EXHIBIT 5.1
[LETTERHEAD OF GIBSON, DUNN & CRUTCHER LLP]
October 26, 2004
Atmos Energy Corporation
1800 Three Lincoln Centre
5430 LBJ Freeway
Dallas, Texas 75240
| | | | |
| | Re: | | Atmos Energy Corporation Public Offering of 16,100,000 Shares of its Common Stock |
Ladies and Gentlemen:
As counsel for Atmos Energy Corporation (the “Company”), we are familiar with the Company’s Registration Statement on Form S-3 (File No. 333-118706) (the “Registration Statement”) filed with the Securities and Exchange Commission (the “SEC”) under the Securities Act of 1933 (as amended, the “Act”), and the prospectus and prospectus supplement with respect thereto, dated October 21, 2004 (together, the “Prospectus”), with respect to the proposed offering by the Company of 16,100,000 shares of its common stock, no par value per share (the “Shares”).
For the purpose of rendering this opinion, we have made such factual and legal examination as we deem necessary under the circumstances, and in that connection we have examined, among other things, originals or copies of the following:
(i) the Restated Articles of Incorporation of the Company, as amended to date;
(ii) the Amended and Restated Bylaws of the Company, as amended to date;
(iii) the Purchase Agreement, dated as of October 21, 2004, among the Company and the underwriters named therein (the “Purchase Agreement”); and
Atmos Energy Corporation
October 26, 2004
Page 2
(iv) such records of the corporate proceedings of the Company, such certificates and assurances from public officials, officers and representatives of the Company, and such other documents as we have considered necessary or appropriate for the purpose of rendering this opinion.
In rendering the opinion expressed below, we have assumed:
(a) the genuineness of all signatures on, and the authenticity of, all documents submitted to us as originals and the conformity to original documents of all documents submitted to us as copies; and
(b) with respect to agreements and instruments executed by natural persons, the legal competency of such persons.
On the basis of the foregoing examination, and in reliance thereon, and subject to the foregoing assumptions and the qualifications, limitations and exceptions set forth below, we are of the opinion that, when the Shares shall have been authorized, issued and sold (a) within the limits and as described in the Registration Statement and the Prospectus, (b) in accordance with the terms and conditions of the Purchase Agreement and (c) in the manner contemplated in the Registration Statement and the Prospectus, the Shares will be validly issued, fully paid and nonassessable.

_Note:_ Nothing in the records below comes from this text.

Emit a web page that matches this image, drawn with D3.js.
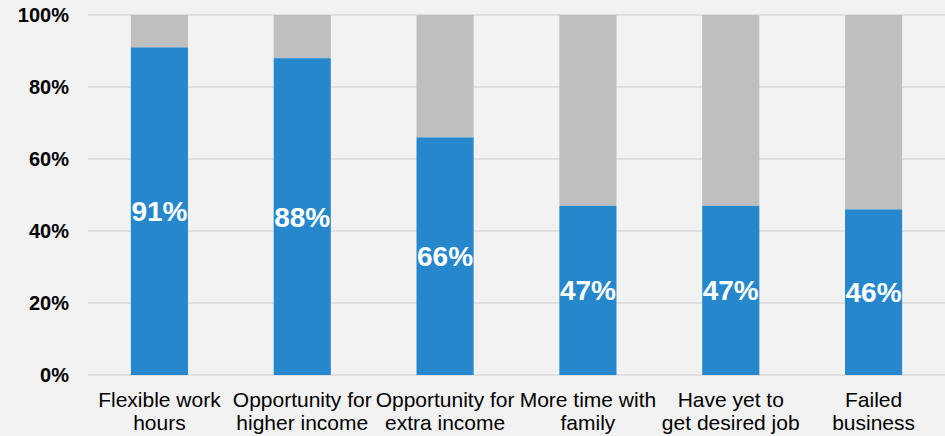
<!DOCTYPE html>
<html><head><meta charset="utf-8">
<script src="https://cdn.jsdelivr.net/npm/d3@7"></script>
<style>
html,body{margin:0;padding:0;background:#f2f2f2;}
svg{display:block;}
text{font-family:"Liberation Sans",Arial,sans-serif;}
</style></head>
<body>
<svg id="c" width="945" height="436"></svg>
<script>
const categories = [["Flexible work","hours"],["Opportunity for","higher income"],["Opportunity for","extra income"],["More time with","family"],["Have yet to","get desired job"],["Failed","business"]];
const values = [91, 88, 66, 47, 47, 46];
const yTicks = [0, 20, 40, 60, 80, 100];

const svg = d3.select("#c");
const W = 945, H = 436;
const m = {left: 88, right: 0, top: 15, bottom: 61};
const x = d3.scaleBand().domain(d3.range(categories.length)).range([m.left, W - m.right]).paddingInner(0.6).paddingOuter(0.3);
const y = d3.scaleLinear().domain([0, 100]).range([H - m.bottom, m.top]);

// gridlines
svg.append("g").selectAll("line").data(yTicks).join("line")
  .attr("x1", m.left).attr("x2", W - m.right)
  .attr("y1", d => y(d)).attr("y2", d => y(d))
  .attr("stroke", "#d9d9d9").attr("stroke-width", 1.5);

// y labels
svg.append("g").selectAll("text").data(yTicks).join("text")
  .attr("x", 69).attr("y", d => y(d)).attr("dy", "0.35em")
  .attr("text-anchor", "end").attr("font-size", 20).attr("font-weight", "bold").attr("fill", "#000")
  .text(d => d + "%");

// gray remainder
svg.append("g").selectAll("rect").data(values).join("rect")
  .attr("x", (d, i) => x(i)).attr("width", x.bandwidth())
  .attr("y", y(100)).attr("height", d => y(d) - y(100))
  .attr("fill", "#bfbfbf");

// blue bars
svg.append("g").selectAll("rect").data(values).join("rect")
  .attr("x", (d, i) => x(i)).attr("width", x.bandwidth())
  .attr("y", d => y(d)).attr("height", d => y(0) - y(d))
  .attr("fill", "#2687cc");

// value labels
svg.append("g").selectAll("text").data(values).join("text")
  .attr("x", (d, i) => x(i) + x.bandwidth() / 2)
  .attr("y", d => (y(d) + y(0)) / 2).attr("dy", "0.36em")
  .attr("text-anchor", "middle").attr("font-size", 28).attr("font-weight", "bold").attr("fill", "#fff")
  .text(d => d + "%");

// category labels
const cg = svg.append("g").selectAll("text").data(categories).join("text")
  .attr("text-anchor", "middle").attr("font-size", 21).attr("fill", "#000")
  .attr("x", (d, i) => x(i) + x.bandwidth() / 2);
cg.selectAll("tspan").data(d => d).join("tspan")
  .attr("x", function(){ return this.parentNode.getAttribute("x"); })
  .attr("y", (d, j) => 406.5 + j * 23.5)
  .text(d => d);
</script>
</body></html>
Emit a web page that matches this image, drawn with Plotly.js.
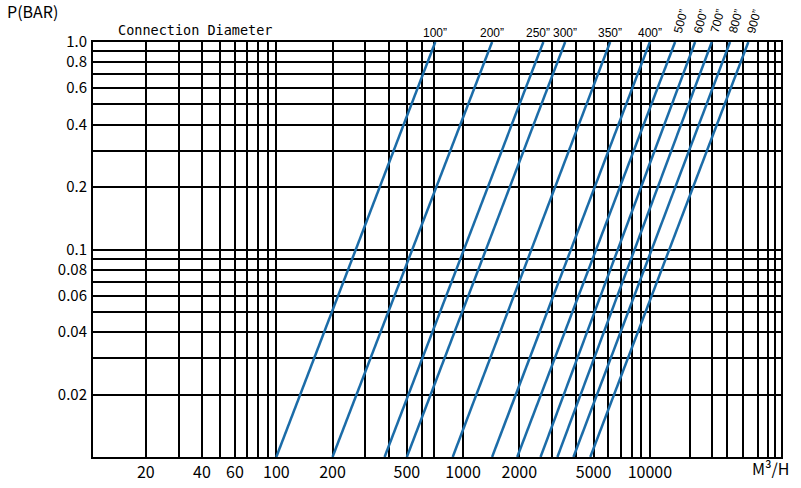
<!DOCTYPE html>
<html>
<head>
<meta charset="utf-8">
<script src="https://cdn.plot.ly/plotly-3.0.1.min.js"></script>
<style>html,body{margin:0;padding:0;background:#fff;}#chart{width:801px;height:488px;}</style>
</head>
<body>
<div id="chart"></div>
<script>
// Connection diameters (series names)
const diameters = ['100”', '200”', '250”', '300”', '350”', '400”', '500”', '600”', '700”', '800”', '900”'];
// Flow (M³/H) where each line meets P = 0.01 bar (bottom) and P = 1.0 bar (top)
const flowAtLowP = [100, 200, 380, 500, 880, 1430, 1950, 2600, 3200, 3900, 4800];
const flowAtHighP = [710, 1430, 2690, 3520, 6130, 10000, 13650, 17470, 21460, 26880, 33680];
const pressureEnds = [0.01, 1.0];

// Grid values (as drawn) and tick labels
const xGrid = [20, 30, 40, 50, 60, 70, 80, 90, 100, 200, 300, 400, 500, 600, 700, 1000,
  2000, 3000, 4000, 5000, 6000, 7000, 8000, 9000, 10000, 16400, 21500, 26000, 31700, 38100, 43100, 46800];
const xLabeled = [20, 40, 60, 100, 200, 500, 1000, 2000, 5000, 10000];
const yGrid = [0.02, 0.03, 0.04, 0.05, 0.06, 0.07, 0.08, 0.09, 0.1, 0.2, 0.3, 0.4, 0.5, 0.6, 0.7, 0.8, 0.9, 1.0];
const yLabels = {1.0: '1.0', 0.8: '0.8', 0.6: '0.6', 0.4: '0.4', 0.2: '0.2', 0.1: '0.1', 0.08: '0.08', 0.06: '0.06', 0.04: '0.04', 0.02: '0.02'};

const lineColor = '#1b6ca8';
const traces = diameters.map((d, i) => ({
  type: 'scatter', mode: 'lines', name: d,
  x: [flowAtLowP[i], flowAtHighP[i]],
  y: pressureEnds,
  line: {color: lineColor, width: 2.5},
  hoverinfo: 'name+x+y'
}));

const cjk = '"Noto Sans CJK SC", "DejaVu Sans", sans-serif';
const annotations = [];
diameters.forEach((d, i) => {
  const rotated = i >= 6;
  annotations.push({
    xref: 'x', yref: 'paper',
    x: Math.log10(flowAtHighP[i]),
    y: rotated ? 1.05 : 1.022,
    xshift: rotated ? 6 : (i === 2 ? -5 : 0),
    text: d, showarrow: false,
    textangle: rotated ? -75 : 0,
    font: {family: '"Liberation Sans", Arial, sans-serif', size: 12, color: '#000'},
    xanchor: 'center', yanchor: 'middle'
  });
});
annotations.push({xref: 'paper', yref: 'paper', x: -0.128, y: 1.075, xanchor: 'left', yanchor: 'middle',
  text: 'P(BAR)', showarrow: false, font: {family: cjk, size: 16, color: '#000'}});
annotations.push({xref: 'paper', yref: 'paper', x: 0.148, y: 1.03, xanchor: 'center', yanchor: 'middle',
  text: 'Connection Diameter', showarrow: false, font: {family: '"DejaVu Sans Mono", monospace', size: 13.5, color: '#000'}});
annotations.push({xref: 'paper', yref: 'paper', x: 0.985, y: -0.026, xanchor: 'center', yanchor: 'middle',
  text: 'M³/H', showarrow: false, font: {family: cjk, size: 16, color: '#000'}});

const axisCommon = {
  type: 'log', showgrid: true, gridcolor: '#000', gridwidth: 2,
  showline: true, mirror: true, linecolor: '#000', linewidth: 2,
  ticks: '', zeroline: false, tickmode: 'array',
  tickfont: {family: cjk, size: 16, color: '#000'}
};

const layout = {
  width: 801, height: 488,
  margin: {l: 93, r: 20, t: 42, b: 31},
  paper_bgcolor: '#fff', plot_bgcolor: '#fff',
  showlegend: false,
  xaxis: Object.assign({}, axisCommon, {
    range: [1.0185, 4.7023],
    tickvals: xGrid,
    ticktext: xGrid.map(v => xLabeled.includes(v) ? String(v) : '')
  }),
  yaxis: Object.assign({}, axisCommon, {
    range: [-2, 0],
    tickvals: yGrid,
    ticktext: yGrid.map(v => yLabels[v] || ''),
    ticklabelstandoff: 1,
    tickfont: {family: cjk, size: 15, color: '#000'}
  }),
  annotations: annotations
};

Plotly.newPlot('chart', traces, layout, {displayModeBar: false, staticPlot: true});
</script>
</body>
</html>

The opinions set forth herein are subject to the following qualifications, limitations and exceptions:
A. The effectiveness of the Registration Statement under the Act will not have been terminated or rescinded.
B. We render no opinion herein as to matters involving the laws of any jurisdiction other than the State of Texas and the United States of America. Our opinion set forth herein is limited to the effect of the present state of applicable laws of the State of Texas and the United States of America and to the facts as they presently exist. We assume no obligation to revise or supplement our opinions should the present laws, or the interpretation thereof, be changed or to revise or supplement these opinions in respect of any circumstances or events that occur subsequent to the date hereof. We express no opinion as to the effect of the laws of the Commonwealth of Virginia on any such issuance, payment and nonassessability of the Shares.
Atmos Energy Corporation
October 26, 2004
Page 3
This opinion may be filed as an exhibit to the Registration Statement. Consent is also given to the reference to this firm under the caption “Legal Matters” in the Prospectus. In giving this consent, we do not admit we are included in the category of persons whose consent is required under Section 7 of the Act or the rules and regulations of the SEC promulgated thereunder.